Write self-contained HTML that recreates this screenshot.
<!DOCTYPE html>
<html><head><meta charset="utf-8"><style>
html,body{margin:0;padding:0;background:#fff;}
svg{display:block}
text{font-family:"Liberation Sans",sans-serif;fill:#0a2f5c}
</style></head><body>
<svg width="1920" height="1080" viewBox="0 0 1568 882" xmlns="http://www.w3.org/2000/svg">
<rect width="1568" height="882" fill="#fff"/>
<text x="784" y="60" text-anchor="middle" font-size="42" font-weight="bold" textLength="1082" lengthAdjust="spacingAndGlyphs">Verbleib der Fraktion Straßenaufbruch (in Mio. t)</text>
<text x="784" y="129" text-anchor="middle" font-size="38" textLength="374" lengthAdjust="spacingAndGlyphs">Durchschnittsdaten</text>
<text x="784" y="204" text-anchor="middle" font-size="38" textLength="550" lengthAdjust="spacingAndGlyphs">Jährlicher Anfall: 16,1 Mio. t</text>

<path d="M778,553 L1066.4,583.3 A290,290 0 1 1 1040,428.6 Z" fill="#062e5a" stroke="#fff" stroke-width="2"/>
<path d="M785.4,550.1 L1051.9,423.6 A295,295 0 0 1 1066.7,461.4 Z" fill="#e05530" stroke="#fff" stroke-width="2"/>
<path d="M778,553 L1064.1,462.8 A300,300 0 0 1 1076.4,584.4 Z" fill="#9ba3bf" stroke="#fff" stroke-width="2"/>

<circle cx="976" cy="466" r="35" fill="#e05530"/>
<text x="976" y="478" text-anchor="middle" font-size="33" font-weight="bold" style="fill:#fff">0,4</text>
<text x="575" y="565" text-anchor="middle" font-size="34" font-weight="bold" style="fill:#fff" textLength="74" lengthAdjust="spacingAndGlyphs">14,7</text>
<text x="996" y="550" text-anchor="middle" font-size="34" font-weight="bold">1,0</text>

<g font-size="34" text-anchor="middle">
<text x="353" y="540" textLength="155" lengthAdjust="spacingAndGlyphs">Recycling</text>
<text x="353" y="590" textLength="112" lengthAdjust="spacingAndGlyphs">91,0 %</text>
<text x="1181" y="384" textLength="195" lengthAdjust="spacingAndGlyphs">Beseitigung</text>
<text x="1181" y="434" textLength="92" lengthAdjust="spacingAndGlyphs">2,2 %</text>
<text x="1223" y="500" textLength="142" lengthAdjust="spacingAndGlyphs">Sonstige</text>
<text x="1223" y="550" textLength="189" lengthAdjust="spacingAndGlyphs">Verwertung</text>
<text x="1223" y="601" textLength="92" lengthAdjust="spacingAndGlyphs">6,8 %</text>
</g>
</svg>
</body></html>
━━━━━━
** TASK INSTRUCTIONS **
Quote each line of the listing above exactly.

** IN RESPONSE **
Write self-contained HTML that recreates this screenshot.
<!DOCTYPE html>
<html><head><meta charset="utf-8"><style>
html,body{margin:0;padding:0;background:#fff;}
svg{display:block}
text{font-family:"Liberation Sans",sans-serif;fill:#0a2f5c}
</style></head><body>
<svg width="1920" height="1080" viewBox="0 0 1568 882" xmlns="http://www.w3.org/2000/svg">
<rect width="1568" height="882" fill="#fff"/>
<text x="784" y="60" text-anchor="middle" font-size="42" font-weight="bold" textLength="1082" lengthAdjust="spacingAndGlyphs">Verbleib der Fraktion Straßenaufbruch (in Mio. t)</text>
<text x="784" y="129" text-anchor="middle" font-size="38" textLength="374" lengthAdjust="spacingAndGlyphs">Durchschnittsdaten</text>
<text x="784" y="204" text-anchor="middle" font-size="38" textLength="550" lengthAdjust="spacingAndGlyphs">Jährlicher Anfall: 16,1 Mio. t</text>

<path d="M778,553 L1066.4,583.3 A290,290 0 1 1 1040,428.6 Z" fill="#062e5a" stroke="#fff" stroke-width="2"/>
<path d="M785.4,550.1 L1051.9,423.6 A295,295 0 0 1 1066.7,461.4 Z" fill="#e05530" stroke="#fff" stroke-width="2"/>
<path d="M778,553 L1064.1,462.8 A300,300 0 0 1 1076.4,584.4 Z" fill="#9ba3bf" stroke="#fff" stroke-width="2"/>

<circle cx="976" cy="466" r="35" fill="#e05530"/>
<text x="976" y="478" text-anchor="middle" font-size="33" font-weight="bold" style="fill:#fff">0,4</text>
<text x="575" y="565" text-anchor="middle" font-size="34" font-weight="bold" style="fill:#fff" textLength="74" lengthAdjust="spacingAndGlyphs">14,7</text>
<text x="996" y="550" text-anchor="middle" font-size="34" font-weight="bold">1,0</text>

<g font-size="34" text-anchor="middle">
<text x="353" y="540" textLength="155" lengthAdjust="spacingAndGlyphs">Recycling</text>
<text x="353" y="590" textLength="112" lengthAdjust="spacingAndGlyphs">91,0 %</text>
<text x="1181" y="384" textLength="195" lengthAdjust="spacingAndGlyphs">Beseitigung</text>
<text x="1181" y="434" textLength="92" lengthAdjust="spacingAndGlyphs">2,2 %</text>
<text x="1223" y="500" textLength="142" lengthAdjust="spacingAndGlyphs">Sonstige</text>
<text x="1223" y="550" textLength="189" lengthAdjust="spacingAndGlyphs">Verwertung</text>
<text x="1223" y="601" textLength="92" lengthAdjust="spacingAndGlyphs">6,8 %</text>
</g>
</svg>
</body></html>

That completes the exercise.